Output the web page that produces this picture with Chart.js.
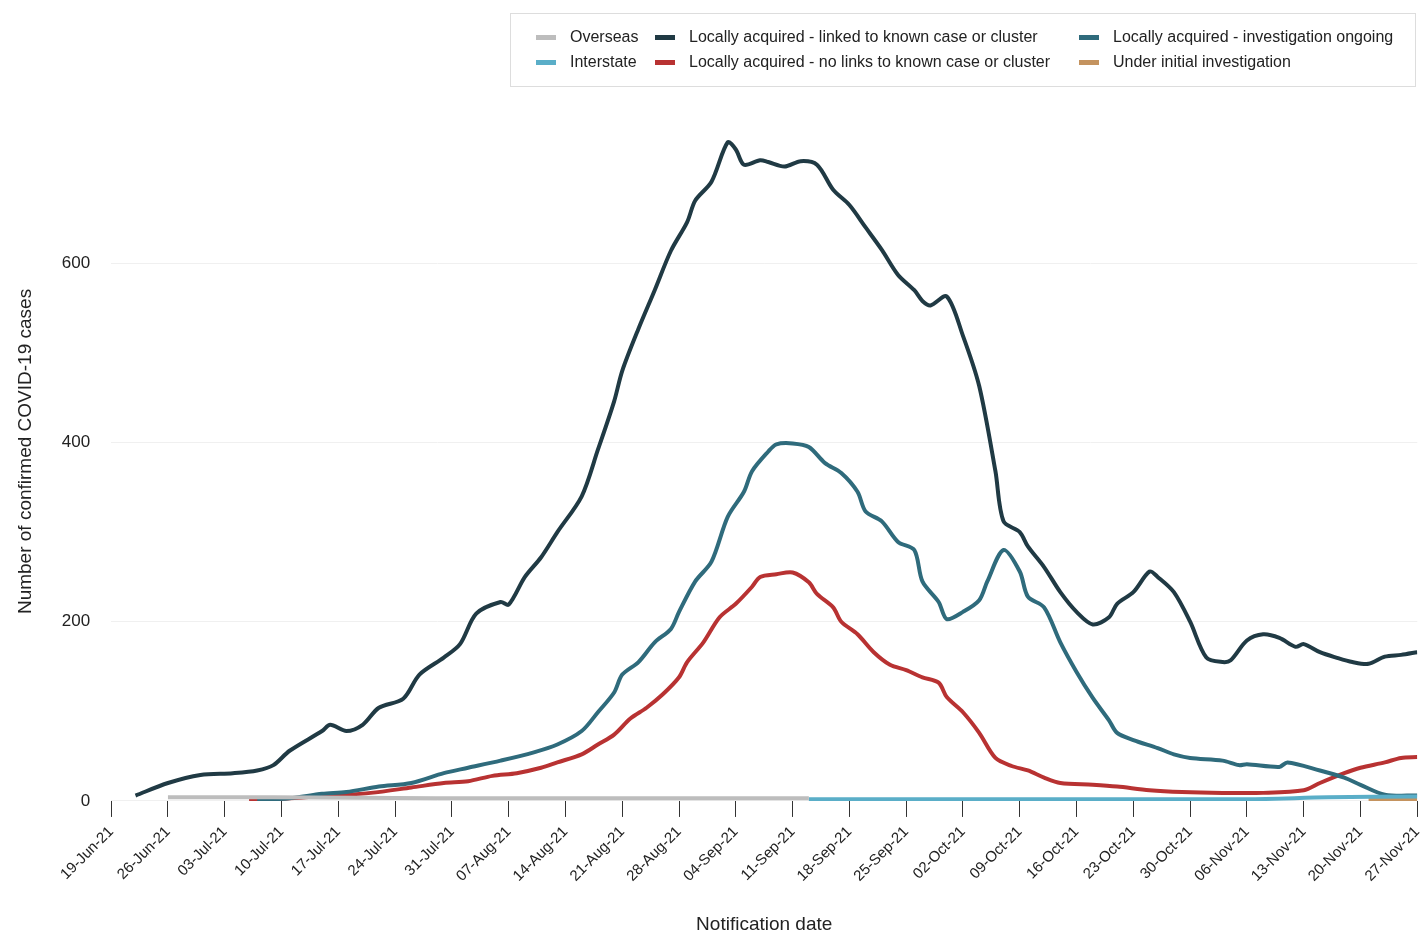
<!DOCTYPE html>
<html><head><meta charset="utf-8">
<script src="https://cdn.jsdelivr.net/npm/chart.js@4"></script>
<style>
body{margin:0;background:#fff;font-family:Arial,"Liberation Sans",sans-serif;overflow:hidden}
#wrap{position:relative;width:1424px;height:936px;overflow:hidden}
#legend{position:absolute;left:510px;top:13px;width:906px;height:74px;border:1px solid #ddd;box-sizing:border-box;font-size:16px;color:#222}
.it{position:absolute;display:flex;align-items:center;white-space:nowrap}
.sw{width:20px;height:5px;margin-right:14px}
</style></head><body>
<div id="wrap"><canvas id="c" width="1436" height="936"></canvas>
<div id="legend"></div></div>
<script>
const startDate = new Date(2021,5,19);
const linkedDays = [3,7,11,15,18,20,22,26,27,29,31,33,36,38,41,43,45,48,49,51,53,55,58,60,62,63,65,67,69,71,72,74,76,77,78,80,81,83,85,87,89,91,93,95,97,99,100,101,103,105,107,109,110,112,113,115,117,119,121,123,124,126,128,129,131,133,135,137,138,140,142,144,146,147,149,151,153,155,157,159,161];
const linkedVals = [6,20,29,31,34,40,56,78,85,78,85,104,114,141,160,175,209,222,219,250,272,300,340,392,446,480,527,570,614,646,670,691,735,727,710,715,713,708,714,710,682,665,640,615,587,570,558,553,563,519,463,368,312,300,284,261,233,211,197,205,220,233,256,250,233,200,160,155,157,179,186,182,172,175,166,160,155,153,161,163,166];
const invDays = [18,22,26,29,33,37,41,44,48,52,55,58,60,62,63,65,67,69,70,72,74,76,78,79,81,82,84,86,88,90,92,93,95,97,99,100,102,103,105,107,108,110,112,113,115,117,119,121,123,124,126,129,131,133,137,139,140,144,145,149,152,154,157,161];
const invVals = [1,3,8,10,16,20,31,37,45,54,63,78,99,121,141,155,177,192,211,245,267,317,345,368,390,398,399,395,377,366,345,323,312,289,280,245,222,203,211,224,245,280,256,228,216,177,144,115,90,76,68,59,52,48,45,40,41,38,43,34,26,18,7,6];
const noLinkDays = [17,22,27,32,37,41,44,47,50,53,55,58,60,62,64,66,68,70,71,73,75,77,79,80,82,84,86,87,89,90,92,94,96,98,100,102,103,105,107,109,111,113,115,117,121,124,128,132,137,142,147,149,152,154,157,159,161];
const noLinkVals = [1,3,6,9,15,20,22,28,31,37,43,52,63,74,92,104,119,138,155,177,205,220,239,250,253,255,244,231,216,200,186,166,152,146,138,132,116,99,76,48,39,34,26,20,18,16,12,10,9,9,12,20,31,37,43,48,49];
const overseasDays = [7,20,40,60,86];
const overseasVals = [4,4,3,3,3];
const interstateDays = [86,110,140,150,161];
const interstateVals = [2,2,2,4,5];
const initialDays = [155,161];
const initialVals = [1,1];

const xy=(d,v)=>d.map((x,i)=>({x,y:v[i]}));
const fmt=d=>{const dt=new Date(startDate);dt.setDate(dt.getDate()+d);
 const m=["Jan","Feb","Mar","Apr","May","Jun","Jul","Aug","Sep","Oct","Nov","Dec"][dt.getMonth()];
 return String(dt.getDate()).padStart(2,"0")+"-"+m+"-21";};
const series=[
 {label:"Overseas",c:"#bdbdbd",d:xy(overseasDays,overseasVals),lx:25,ly:24},
 {label:"Interstate",c:"#5aaec8",d:xy(interstateDays,interstateVals),lx:25,ly:49},
 {label:"Locally acquired - linked to known case or cluster",c:"#203a44",d:xy(linkedDays,linkedVals),lx:144,ly:24},
 {label:"Locally acquired - no links to known case or cluster",c:"#b83232",d:xy(noLinkDays,noLinkVals),lx:144,ly:49},
 {label:"Locally acquired - investigation ongoing",c:"#2f6b7c",d:xy(invDays,invVals),lx:568,ly:24},
 {label:"Under initial investigation",c:"#c4935f",d:xy(initialDays,initialVals),lx:568,ly:49}
];
const lg=document.getElementById('legend');
series.forEach(s=>{const e=document.createElement('div');e.className='it';e.style.left=s.lx+'px';e.style.top=(s.ly-10)+'px';
 e.innerHTML='<span class="sw" style="background:'+s.c+'"></span>'+s.label;lg.appendChild(e);});
const order=[0,1,4,3,2,5];
new Chart(document.getElementById('c'),{type:'line',
 data:{datasets:order.map(i=>({label:series[i].label,data:series[i].d,borderColor:series[i].c,borderWidth:4,pointRadius:0,tension:0.3,fill:false}))},
 options:{responsive:false,animation:false,
  layout:{padding:{top:102,right:0,left:10,bottom:0}},
  plugins:{legend:{display:false},tooltip:{enabled:false}},
  scales:{
   x:{type:'linear',min:0,max:161,
     afterBuildTicks:a=>{a.ticks=[];for(let d=0;d<=161;d+=7)a.ticks.push({value:d});},
     ticks:{callback:v=>fmt(v),maxRotation:45,minRotation:45,color:'#222',font:{size:15},autoSkip:false,padding:6},
     grid:{drawOnChartArea:false,color:'#333',tickLength:16},border:{display:false},
     title:{display:true,text:'Notification date',color:'#222',font:{size:19},padding:{top:22,bottom:0}}},
   y:{min:0,max:780,
     afterBuildTicks:a=>{a.ticks=[0,200,400,600].map(v=>({value:v}));},
     ticks:{color:'#222',font:{size:17},padding:21},
     grid:{color:'#f0f0f0',drawTicks:false},border:{display:false},
     title:{display:true,text:'Number of confirmed COVID-19 cases',color:'#222',font:{size:19}}}
  }}});
</script></body></html>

□ □ □ □ □

Stated exercise: Extract every line of the data exactly; pictures stay out.

Response:
Output the web page that produces this picture with Chart.js.
<!DOCTYPE html>
<html><head><meta charset="utf-8">
<script src="https://cdn.jsdelivr.net/npm/chart.js@4"></script>
<style>
body{margin:0;background:#fff;font-family:Arial,"Liberation Sans",sans-serif;overflow:hidden}
#wrap{position:relative;width:1424px;height:936px;overflow:hidden}
#legend{position:absolute;left:510px;top:13px;width:906px;height:74px;border:1px solid #ddd;box-sizing:border-box;font-size:16px;color:#222}
.it{position:absolute;display:flex;align-items:center;white-space:nowrap}
.sw{width:20px;height:5px;margin-right:14px}
</style></head><body>
<div id="wrap"><canvas id="c" width="1436" height="936"></canvas>
<div id="legend"></div></div>
<script>
const startDate = new Date(2021,5,19);
const linkedDays = [3,7,11,15,18,20,22,26,27,29,31,33,36,38,41,43,45,48,49,51,53,55,58,60,62,63,65,67,69,71,72,74,76,77,78,80,81,83,85,87,89,91,93,95,97,99,100,101,103,105,107,109,110,112,113,115,117,119,121,123,124,126,128,129,131,133,135,137,138,140,142,144,146,147,149,151,153,155,157,159,161];
const linkedVals = [6,20,29,31,34,40,56,78,85,78,85,104,114,141,160,175,209,222,219,250,272,300,340,392,446,480,527,570,614,646,670,691,735,727,710,715,713,708,714,710,682,665,640,615,587,570,558,553,563,519,463,368,312,300,284,261,233,211,197,205,220,233,256,250,233,200,160,155,157,179,186,182,172,175,166,160,155,153,161,163,166];
const invDays = [18,22,26,29,33,37,41,44,48,52,55,58,60,62,63,65,67,69,70,72,74,76,78,79,81,82,84,86,88,90,92,93,95,97,99,100,102,103,105,107,108,110,112,113,115,117,119,121,123,124,126,129,131,133,137,139,140,144,145,149,152,154,157,161];
const invVals = [1,3,8,10,16,20,31,37,45,54,63,78,99,121,141,155,177,192,211,245,267,317,345,368,390,398,399,395,377,366,345,323,312,289,280,245,222,203,211,224,245,280,256,228,216,177,144,115,90,76,68,59,52,48,45,40,41,38,43,34,26,18,7,6];
const noLinkDays = [17,22,27,32,37,41,44,47,50,53,55,58,60,62,64,66,68,70,71,73,75,77,79,80,82,84,86,87,89,90,92,94,96,98,100,102,103,105,107,109,111,113,115,117,121,124,128,132,137,142,147,149,152,154,157,159,161];
const noLinkVals = [1,3,6,9,15,20,22,28,31,37,43,52,63,74,92,104,119,138,155,177,205,220,239,250,253,255,244,231,216,200,186,166,152,146,138,132,116,99,76,48,39,34,26,20,18,16,12,10,9,9,12,20,31,37,43,48,49];
const overseasDays = [7,20,40,60,86];
const overseasVals = [4,4,3,3,3];
const interstateDays = [86,110,140,150,161];
const interstateVals = [2,2,2,4,5];
const initialDays = [155,161];
const initialVals = [1,1];

const xy=(d,v)=>d.map((x,i)=>({x,y:v[i]}));
const fmt=d=>{const dt=new Date(startDate);dt.setDate(dt.getDate()+d);
 const m=["Jan","Feb","Mar","Apr","May","Jun","Jul","Aug","Sep","Oct","Nov","Dec"][dt.getMonth()];
 return String(dt.getDate()).padStart(2,"0")+"-"+m+"-21";};
const series=[
 {label:"Overseas",c:"#bdbdbd",d:xy(overseasDays,overseasVals),lx:25,ly:24},
 {label:"Interstate",c:"#5aaec8",d:xy(interstateDays,interstateVals),lx:25,ly:49},
 {label:"Locally acquired - linked to known case or cluster",c:"#203a44",d:xy(linkedDays,linkedVals),lx:144,ly:24},
 {label:"Locally acquired - no links to known case or cluster",c:"#b83232",d:xy(noLinkDays,noLinkVals),lx:144,ly:49},
 {label:"Locally acquired - investigation ongoing",c:"#2f6b7c",d:xy(invDays,invVals),lx:568,ly:24},
 {label:"Under initial investigation",c:"#c4935f",d:xy(initialDays,initialVals),lx:568,ly:49}
];
const lg=document.getElementById('legend');
series.forEach(s=>{const e=document.createElement('div');e.className='it';e.style.left=s.lx+'px';e.style.top=(s.ly-10)+'px';
 e.innerHTML='<span class="sw" style="background:'+s.c+'"></span>'+s.label;lg.appendChild(e);});
const order=[0,1,4,3,2,5];
new Chart(document.getElementById('c'),{type:'line',
 data:{datasets:order.map(i=>({label:series[i].label,data:series[i].d,borderColor:series[i].c,borderWidth:4,pointRadius:0,tension:0.3,fill:false}))},
 options:{responsive:false,animation:false,
  layout:{padding:{top:102,right:0,left:10,bottom:0}},
  plugins:{legend:{display:false},tooltip:{enabled:false}},
  scales:{
   x:{type:'linear',min:0,max:161,
     afterBuildTicks:a=>{a.ticks=[];for(let d=0;d<=161;d+=7)a.ticks.push({value:d});},
     ticks:{callback:v=>fmt(v),maxRotation:45,minRotation:45,color:'#222',font:{size:15},autoSkip:false,padding:6},
     grid:{drawOnChartArea:false,color:'#333',tickLength:16},border:{display:false},
     title:{display:true,text:'Notification date',color:'#222',font:{size:19},padding:{top:22,bottom:0}}},
   y:{min:0,max:780,
     afterBuildTicks:a=>{a.ticks=[0,200,400,600].map(v=>({value:v}));},
     ticks:{color:'#222',font:{size:17},padding:21},
     grid:{color:'#f0f0f0',drawTicks:false},border:{display:false},
     title:{display:true,text:'Number of confirmed COVID-19 cases',color:'#222',font:{size:19}}}
  }}});
</script></body></html>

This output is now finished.